Il decreto dignità, la cui legge di conversione è entrata in vigore da pochi giorni, ristabilisce l’illecito di somministrazione fraudolenta

Con la conversione in legge del cosiddetto decreto dignità è stato reintrodotto, nel nostro ordinamento, il reato di somministrazione fraudolenta precedentemente abrogato dal Jobs Act.

L’illecito è previsto dal nuovo art. 38-bis aggiunto al decreto legislativo n. 81/2015 in tema di contratti di lavoro e mansioni. La norma punisce la somministrazione di lavoro posta in essere con la specifica finalità di eludere norme inderogabili di legge o di contratto collettivo applicate al lavoratore. In tal caso per il somministratore e l’utilizzatore è prevista un’ammenda di 20 euro per ciascun lavoratore coinvolto e per ciascun giorno di somministrazione.
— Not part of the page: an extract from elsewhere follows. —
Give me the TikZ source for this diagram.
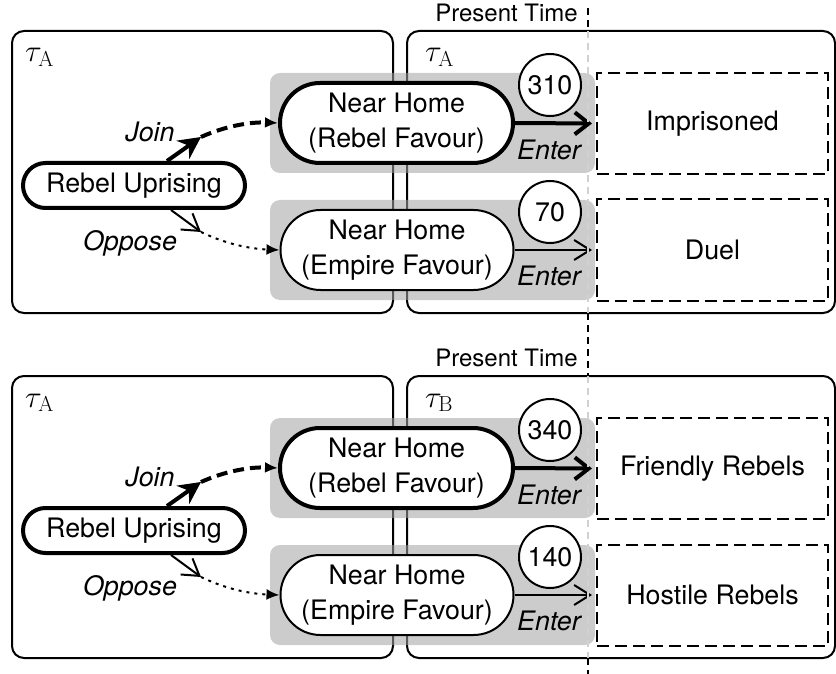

Restano salve le sanzioni previste dalla riforma Biagi (art. 18 d.lgs. n. 276/2003).

Tra le altre novità introdotte dal decreto dignità voluto dal Governo, figura poi, in tema di contratti di somministrazione, l’estensione alla somministrazione a termine di gran parte delle disposizioni relative alla disciplina del contratto a termine. Sono inoltre previsti nuovi limiti quantitativi.

Anche per la somministrazione, dunque, varranno i limiti introdotti per i contratti a tempo determinato.

La durata massima, ad esempio, è fissata in 24 mesi con necessità di indicare la causa ove la durata del contratto ecceda i 12 mesi. Non si applicano, invece, le norme sul numero complessivo di contratti (tetto del 20%), sul diritto di precedenza e sulla disciplina dello stop&go.

Il decreto dignità mira, in generale, a combattere il lavoro precario. A tal fine, il provvedimento prevede, tra l’altro, che il numero dei lavoratori assunti con contratto a tempo determinato ovvero con contratto di somministrazione a tempo determinato non potrà eccedere complessivamente il 30% del numero dei lavoratori a tempo indeterminato in forza presso l’utilizzatore al 1° gennaio dell’anno di stipulazione dei predetti contratti. Il tutto salva diversa previsione dei contratti collettivi applicati dall’utilizzatore.

Inoltre, per ciascun rinnovo del contratto a tempo determinato, anche in regime di somministrazione, scatterà un aggravio contributivo dello 0,5% a carico del datore. Fanno eccezione solo i contratti di lavoro domestico.